Largo viaje hacia la noche | Crítica

En las texturas y el flujo de los sueños

Apenas dos películas han bastado para señalar a Bi Gan como el abanderado de la última generación del cine chino, nuevo niño mimado de una crítica que parece tener prisa por señalar a los herederos naturales de la que ha sido la mejor oleada de autores asiáticos en el cambio de siglo, esa que han protagonizado Hou Hsiao-Hsien y Tsai Ming Liang en Taiwán, Wong Kar wai en Hong Kong, Jia Zhangke en la China continental o Apitchapong Weerasethakul desde Tailandia.

A diferencia de Zhankge o del malogrado Hu Bo (An elephant sitting still), Bi Gan se mueve en un territorio en el que las huellas de lo real o lo social parecen dar paso directo al territorio del sueño y la cinefilia, que se fraguaba ya en su primer largo, Kaili Blues, y en este de título de resonancias dramáticas (Eugene O’Neall), en un explícito homenaje a directores como Hitchcock (Vertigo, una vez más), Tarkovski, Resnais, Lynch, Tarr o algunos de los arriba mencionados.

Un cine del sueño o el duermevela, un cine de texturas, colores y sonidos hipnóticos que trascienden, se desdoblan y envuelven la imagen en una suerte de magma flotante en el que se funden y confunden los tiempos y en el que las narrativas fragmentadas se dan el relevo entre lo imaginado, lo real, lo azaroso y lo onírico.

Largo viaje hacia la noche regresa a la región en el suroeste chino de la que Bi Gan es originario para volver a hacer de ella una suerte de territorio mítico para la nostalgia y la melancolía, un espacio atravesado por una cámara digital, ingrávida, voladora incluso, en busca de leves asideros de género (estamos aquí ante una suerte de film noir en el que un hombre busca el paradero de una mujer que tal vez sólo existe en su imaginación) que conduzcan, en efecto, un largo camino de sensaciones y tonalidades que remiten a un estado de conciencia lúcida suspendida entre una voz en off de régimen poético y un ojo que se desplaza con suavidad ceremonial hacia esa catarsis de estilo fraguada en un largo plano secuencia de 60 minutos que busca la salida del filme y que Bi Gan ha rodado en 3D.

Así, este complejo ejercicio de estilo no quiere ser tanto una demostración de virtuosismo, que también, sino la materialización de este constante desplazamiento entre lo real y lo imaginado, entre presente y pasado, entre el relato y su interiorización subjetiva, en una fórmula tan estimulante como, por momentos, algo ensimismada.
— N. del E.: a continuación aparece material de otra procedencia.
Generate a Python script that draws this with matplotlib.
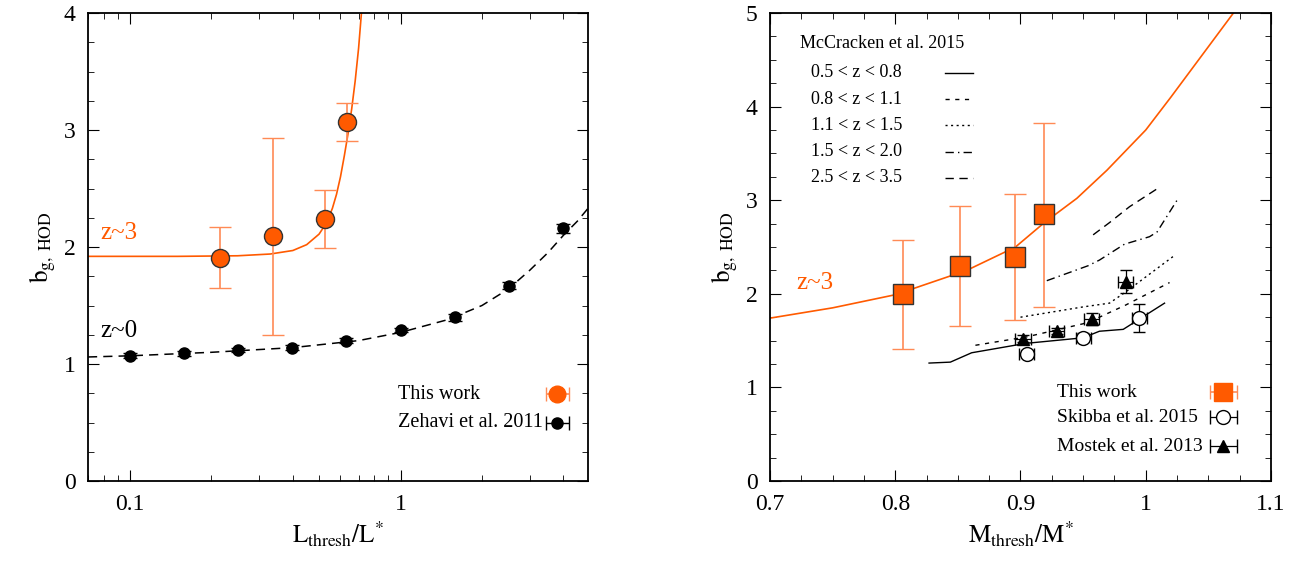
import numpy as np
import matplotlib
matplotlib.use("Agg")
import matplotlib.pyplot as plt
from matplotlib.ticker import MultipleLocator, LogLocator, NullFormatter, FixedLocator, FixedFormatter

plt.rcParams["font.family"] = ["Liberation Serif", "DejaVu Serif"]
plt.rcParams["mathtext.fontset"] = "stix"

ORANGE = "#ff5a00"
ERRC = "#ff8a55"

# left panel: z~3 (this work)
l_x = [0.215, 0.339, 0.527, 0.636]
l_y = [1.91, 2.09, 2.24, 3.07]
l_hi = [2.17, 2.93, 2.49, 3.23]
l_lo = [1.65, 1.25, 1.99, 2.91]
l_fit_x = [0.07, 0.15, 0.25, 0.33, 0.4, 0.45, 0.5, 0.52, 0.54, 0.56, 0.58, 0.60, 0.62, 0.64, 0.66, 0.68, 0.70, 0.72]
l_fit_y = [1.92, 1.92, 1.925, 1.94, 1.97, 2.02, 2.11, 2.17, 2.24, 2.33, 2.45, 2.60, 2.78, 2.97, 3.18, 3.42, 3.70, 4.05]

# left panel: z~0 (Zehavi)
z_x = [0.1, 0.158, 0.251, 0.398, 0.631, 1.0, 1.585, 2.51, 3.98]
z_y = [1.07, 1.09, 1.12, 1.14, 1.20, 1.29, 1.40, 1.67, 2.16]
z_err = [0.02, 0.02, 0.02, 0.02, 0.02, 0.02, 0.03, 0.03, 0.04]
z_fit_x = [0.07, 0.1, 0.2, 0.4, 0.7, 1.0, 1.5, 2.0, 2.5, 3.0, 3.5, 4.0, 4.5, 4.93]
z_fit_y = [1.06, 1.07, 1.10, 1.14, 1.20, 1.27, 1.38, 1.50, 1.64, 1.80, 1.95, 2.10, 2.22, 2.33]

# right panel: this work
r_x = [0.806, 0.852, 0.896, 0.919]
r_y = [2.00, 2.30, 2.39, 2.85]
r_hi = [2.57, 2.94, 3.07, 3.83]
r_lo = [1.41, 1.66, 1.72, 1.86]
r_fit_x = [0.7, 0.75, 0.8, 0.857, 0.896, 0.919, 0.945, 0.969, 1.0, 1.02, 1.045, 1.07]
r_fit_y = [1.74, 1.85, 1.99, 2.25, 2.50, 2.76, 3.02, 3.32, 3.75, 4.1, 4.55, 5.0]

# Skibba et al. 2015
s_x = [0.905, 0.95, 0.995]
s_y = [1.36, 1.53, 1.74]
s_err = [0.04, 0.05, 0.15]

# Mostek et al. 2013
m_x = [0.902, 0.929, 0.957, 0.984]
m_y = [1.52, 1.60, 1.73, 2.13]
m_err = [0.04, 0.03, 0.065, 0.12]

# McCracken et al. 2015
mc = {
    "0.5 < z < 0.8": ([0.827, 0.844, 0.861, 0.904, 0.95, 0.963, 0.982, 1.015],
                      [1.26, 1.27, 1.37, 1.47, 1.53, 1.60, 1.62, 1.90], "-"),
    "0.8 < z < 1.1": ([0.864, 0.905, 0.95, 0.963, 0.984, 1.019],
                      [1.45, 1.54, 1.68, 1.75, 1.88, 2.12], (0, (3, 4))),
    "1.1 < z < 1.5": ([0.9, 0.95, 0.971, 0.984, 1.022],
                      [1.75, 1.86, 1.90, 2.02, 2.40], (0, (1.5, 2.5))),
    "1.5 < z < 2.0": ([0.921, 0.954, 0.963, 0.983, 1.003, 1.009, 1.025],
                      [2.14, 2.30, 2.36, 2.53, 2.61, 2.66, 3.0], (0, (6, 3, 1, 3))),
    "2.5 < z < 3.5": ([0.958, 0.971, 0.987, 1.01],
                      [2.63, 2.76, 2.93, 3.13], (0, (6, 4))),
}

fig = plt.figure(figsize=(13.07, 5.61), dpi=100)
ax1 = fig.add_axes([88/1307, 80/561, 500/1307, 468/561])
ax2 = fig.add_axes([770/1307, 80/561, 501/1307, 468/561])

for ax in (ax1, ax2):
    ax.tick_params(direction="in", which="both", top=True, right=True, labelsize=17, pad=9)
    ax.tick_params(which="major", length=8)
    ax.tick_params(which="minor", length=4)
    for s in ax.spines.values():
        s.set_linewidth(1.3)

# left
ax1.set_xscale("log")
ax1.set_xlim(0.07, 4.93)
ax1.set_ylim(0, 4)
ax1.yaxis.set_major_locator(MultipleLocator(1))
ax1.yaxis.set_minor_locator(MultipleLocator(0.25))
ax1.xaxis.set_major_locator(FixedLocator([0.1, 1]))
ax1.xaxis.set_major_formatter(FixedFormatter(["0.1", "1"]))
ax1.xaxis.set_minor_locator(LogLocator(subs=np.arange(2, 10)))
ax1.xaxis.set_minor_formatter(NullFormatter())
ax1.plot(l_fit_x, l_fit_y, color=ORANGE, lw=1.2)
ax1.plot(z_fit_x, z_fit_y, color="black", lw=1.1, ls=(0, (6, 4)))
ax1.errorbar(l_x, l_y, yerr=[np.subtract(l_y, l_lo), np.subtract(l_hi, l_y)],
             fmt="o", ms=13, mfc=ORANGE, mec="#333333", mew=1, ecolor=ERRC,
             elinewidth=1.2, capsize=8, zorder=5)
ax1.errorbar(z_x, z_y, yerr=z_err, fmt="o", ms=8, color="black",
             capsize=5, elinewidth=1, zorder=5)
ax1.text(0.078, 2.07, "z~3", color=ORANGE, fontsize=18)
ax1.text(0.078, 1.23, "z~0", color="black", fontsize=18)
ax1.set_xlabel(r"$\mathrm{L_{thresh}/L^{*}}$", fontsize=18)
ax1.set_ylabel(r"$\mathrm{b_{g,\;HOD}}$", fontsize=18)
ax1.text(0.98, 0.74, "This work", fontsize=14.5, va="center")
ax1.errorbar([3.8], [0.74], xerr=[[0.35], [0.4]], fmt="o", ms=12, color=ORANGE,
             ecolor=ERRC, capsize=5, elinewidth=1.2)
ax1.text(0.98, 0.5, "Zehavi et al. 2011", fontsize=14.5, va="center")
ax1.errorbar([3.8], [0.5], xerr=[[0.35], [0.4]], fmt="o", ms=8, color="black",
             capsize=5, elinewidth=1)

# right
ax2.set_xlim(0.7, 1.1)
ax2.set_ylim(0, 5)
ax2.xaxis.set_minor_locator(MultipleLocator(0.025))
ax2.yaxis.set_major_locator(MultipleLocator(1))
ax2.yaxis.set_minor_locator(MultipleLocator(0.25))
ax2.set_xticks([0.7, 0.8, 0.9, 1.0, 1.1], ["0.7", "0.8", "0.9", "1", "1.1"])
ax2.plot(r_fit_x, r_fit_y, color=ORANGE, lw=1.2)
for i, (lab, (xs, ys, ls)) in enumerate(mc.items()):
    ax2.plot(xs, ys, color="black", lw=1.0, ls=ls)
    yy = 4.36 - i * 0.28
    ax2.text(0.733, yy, lab, fontsize=13, va="center")
    ax2.plot([0.84, 0.862], [yy, yy], color="black", lw=1.0, ls=ls)
ax2.text(0.724, 4.67, "McCracken et al. 2015", fontsize=13, va="center")
ax2.errorbar(r_x, r_y, yerr=[np.subtract(r_y, r_lo), np.subtract(r_hi, r_y)],
             fmt="s", ms=14, mfc=ORANGE, mec="#333333", mew=1, ecolor=ERRC,
             elinewidth=1.2, capsize=8, zorder=5)
ax2.errorbar(s_x, s_y, yerr=s_err, xerr=0.006, fmt="o", ms=10, mfc="white",
             mec="black", ecolor="black", capsize=4, elinewidth=0.9, zorder=5)
ax2.errorbar(m_x, m_y, yerr=m_err, xerr=0.006, fmt="^", ms=9, color="black",
             capsize=4, elinewidth=0.9, zorder=5)
ax2.text(0.721, 2.05, "z~3", color=ORANGE, fontsize=18)
ax2.set_xlabel(r"$\mathrm{M_{thresh}/M^{*}}$", fontsize=18)
ax2.set_ylabel(r"$\mathrm{b_{g,\;HOD}}$", fontsize=18)
ax2.text(0.929, 0.95, "This work", fontsize=14, va="center")
ax2.errorbar([1.062], [0.95], xerr=0.011, fmt="s", ms=13, color=ORANGE,
             ecolor=ERRC, capsize=5, elinewidth=1.2)
ax2.text(0.929, 0.68, "Skibba et al. 2015", fontsize=14, va="center")
ax2.errorbar([1.062], [0.68], xerr=0.011, fmt="o", ms=10, mfc="white", mec="black",
             ecolor="black", capsize=5, elinewidth=0.9)
ax2.text(0.929, 0.37, "Mostek et al. 2013", fontsize=14, va="center")
ax2.errorbar([1.062], [0.37], xerr=0.011, fmt="^", ms=9, color="black",
             capsize=5, elinewidth=0.9)

fig.savefig("out.png", dpi=100)
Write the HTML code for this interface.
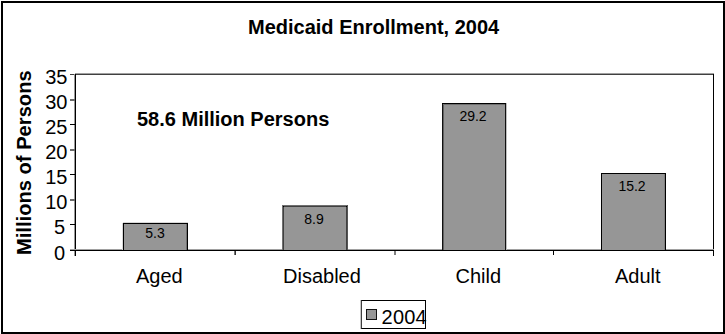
<!DOCTYPE html>
<html><head><meta charset="utf-8">
<style>
html,body{margin:0;padding:0;background:#fff;}
body{width:725px;height:334px;position:relative;overflow:hidden;font-family:"Liberation Sans",sans-serif;color:#000;}
.a{position:absolute;}
.t{position:absolute;white-space:nowrap;line-height:1;}
.frame{left:1px;top:1px;width:724px;height:333px;border:2px solid #000;box-sizing:border-box;}
.lbl{position:absolute;font-size:14px;line-height:1;white-space:nowrap;text-align:center;width:64px;}
.y{font-size:20px;}
</style></head><body>
<div class="a frame"></div>
<div class="t" style="left:248px;top:17px;font-size:20px;font-weight:bold;">Medicaid Enrollment, 2004</div>
<div class="t" style="left:13.6px;top:255.3px;font-size:20.15px;font-weight:bold;transform-origin:0 0;transform:rotate(-90deg);">Millions of Persons</div>
<div class="t" style="left:137px;top:109px;font-size:20px;font-weight:bold;">58.6 Million Persons</div>
<div class="a" style="left:75px;top:73px;width:639px;height:1px;background:#a0a0a0"></div>
<div class="a" style="left:70px;top:74px;width:644px;height:1px;background:#404040"></div>
<div class="a" style="left:74px;top:74px;width:1px;height:182px;background:#999"></div>
<div class="a" style="left:75px;top:74px;width:1px;height:182px;background:#000"></div>
<div class="a" style="left:713px;top:74px;width:1px;height:182px;background:#000"></div>
<div class="a" style="left:70px;top:249px;width:644px;height:1px;background:#a0a0a0"></div>
<div class="a" style="left:70px;top:250px;width:644px;height:1px;background:#000"></div>
<div class="a" style="left:70px;top:99px;width:5px;height:1px;background:#6a6a6a"></div>
<div class="a" style="left:70px;top:100px;width:5px;height:1px;background:#6a6a6a"></div>
<div class="a" style="left:70px;top:124px;width:5px;height:1px;background:#000"></div>
<div class="a" style="left:70px;top:149px;width:5px;height:1px;background:#6a6a6a"></div>
<div class="a" style="left:70px;top:150px;width:5px;height:1px;background:#6a6a6a"></div>
<div class="a" style="left:70px;top:174px;width:5px;height:1px;background:#000"></div>
<div class="a" style="left:70px;top:199px;width:5px;height:1px;background:#6a6a6a"></div>
<div class="a" style="left:70px;top:200px;width:5px;height:1px;background:#6a6a6a"></div>
<div class="a" style="left:70px;top:224px;width:5px;height:1px;background:#000"></div>
<div class="a" style="left:234px;top:251px;width:1px;height:4px;background:#777"></div>
<div class="a" style="left:235px;top:251px;width:1px;height:4px;background:#333"></div>
<div class="a" style="left:394px;top:251px;width:1px;height:4px;background:#808080"></div>
<div class="a" style="left:395px;top:251px;width:1px;height:4px;background:#808080"></div>
<div class="a" style="left:553px;top:251px;width:1px;height:4px;background:#000"></div>
<div class="a" style="left:124px;top:224px;width:63px;height:26px;background:#969696"></div>
<div class="a" style="left:122px;top:223px;width:1px;height:27px;background:#d8d8d8"></div>
<div class="a" style="left:123px;top:222px;width:65px;height:1px;background:#d8d8d8"></div>
<div class="a" style="left:123px;top:223px;width:1px;height:27px;background:#000"></div>
<div class="a" style="left:187px;top:223px;width:1px;height:27px;background:#000"></div>
<div class="a" style="left:123px;top:223px;width:65px;height:1px;background:#000"></div>
<div class="a" style="left:186px;top:224px;width:1px;height:26px;background:#707070"></div>
<div class="a" style="left:284px;top:207px;width:62px;height:43px;background:#969696"></div>
<div class="a" style="left:282px;top:205px;width:1px;height:45px;background:#707070"></div>
<div class="a" style="left:283px;top:206px;width:1px;height:44px;background:#404040"></div>
<div class="a" style="left:347px;top:205px;width:1px;height:45px;background:#555"></div>
<div class="a" style="left:346px;top:206px;width:1px;height:44px;background:#404040"></div>
<div class="a" style="left:283px;top:205px;width:64px;height:1px;background:#707070"></div>
<div class="a" style="left:283px;top:206px;width:64px;height:1px;background:#404040"></div>
<div class="a" style="left:283px;top:206px;width:1px;height:1px;background:#000"></div>
<div class="a" style="left:346px;top:206px;width:1px;height:1px;background:#000"></div>
<div class="a" style="left:444px;top:105px;width:61px;height:145px;background:#969696"></div>
<div class="a" style="left:442px;top:103px;width:1px;height:147px;background:#111"></div>
<div class="a" style="left:443px;top:104px;width:1px;height:146px;background:#606060"></div>
<div class="a" style="left:505px;top:103px;width:1px;height:147px;background:#111"></div>
<div class="a" style="left:506px;top:103px;width:1px;height:147px;background:#c0c0c0"></div>
<div class="a" style="left:442px;top:103px;width:64px;height:1px;background:#000"></div>
<div class="a" style="left:443px;top:104px;width:62px;height:1px;background:#707070"></div>
<div class="a" style="left:602px;top:174px;width:63px;height:76px;background:#969696"></div>
<div class="a" style="left:601px;top:173px;width:1px;height:77px;background:#000"></div>
<div class="a" style="left:665px;top:173px;width:1px;height:77px;background:#000"></div>
<div class="a" style="left:601px;top:173px;width:65px;height:1px;background:#000"></div>
<div class="a" style="left:664px;top:174px;width:1px;height:76px;background:#808080"></div>
<div class="t y" style="right:657.6px;top:67px;">35</div>
<div class="t y" style="right:657.6px;top:92px;">30</div>
<div class="t y" style="right:657.6px;top:117px;">25</div>
<div class="t y" style="right:657.6px;top:142px;">20</div>
<div class="t y" style="right:657.6px;top:167px;">15</div>
<div class="t y" style="right:657.6px;top:192px;">10</div>
<div class="t y" style="right:660px;top:217px;">5</div>
<div class="t y" style="right:660px;top:243px;">0</div>
<div class="lbl" style="left:123px;top:226px;">5.3</div>
<div class="lbl" style="left:282px;top:212px;">8.9</div>
<div class="lbl" style="left:441px;top:109px;">29.2</div>
<div class="lbl" style="left:600px;top:179px;">15.2</div>
<div class="t" style="left:136px;top:266px;font-size:20px;">Aged</div>
<div class="t" style="left:283px;top:266px;font-size:20px;">Disabled</div>
<div class="t" style="left:455.5px;top:266px;font-size:20px;">Child</div>
<div class="t" style="left:615px;top:266px;font-size:20px;">Adult</div>
<div class="a" style="left:360px;top:300px;width:1px;height:29px;background:#c8c8c8"></div>
<div class="a" style="left:361px;top:300px;width:65px;height:29px;border:1px solid #000;border-left-color:#404040;box-sizing:border-box;"></div>
<div class="a" style="left:366px;top:309px;width:11px;height:11px;border:1px solid #111;background:#969696;box-sizing:border-box;"></div>
<div class="t" style="left:381.6px;top:306.5px;font-size:20px;letter-spacing:0.2px;">2004</div>
</body></html>
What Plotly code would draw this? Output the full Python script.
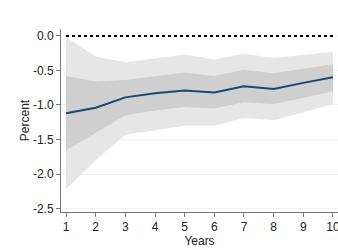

Hay en esta poesía de la memoria herida y el reencuentro con los fantasmas una cierta sensación de artificio caligráfico en el que dar cita a los cineastas amados antes que a la construcción de una forma orgánica nacida de la propia materia lírica del relato. El joven Bi Gan, 29 años, parece haber visto más cine que vivido esas experiencias del recuerdo convertido en hermosa materia plástica y relato suspendido.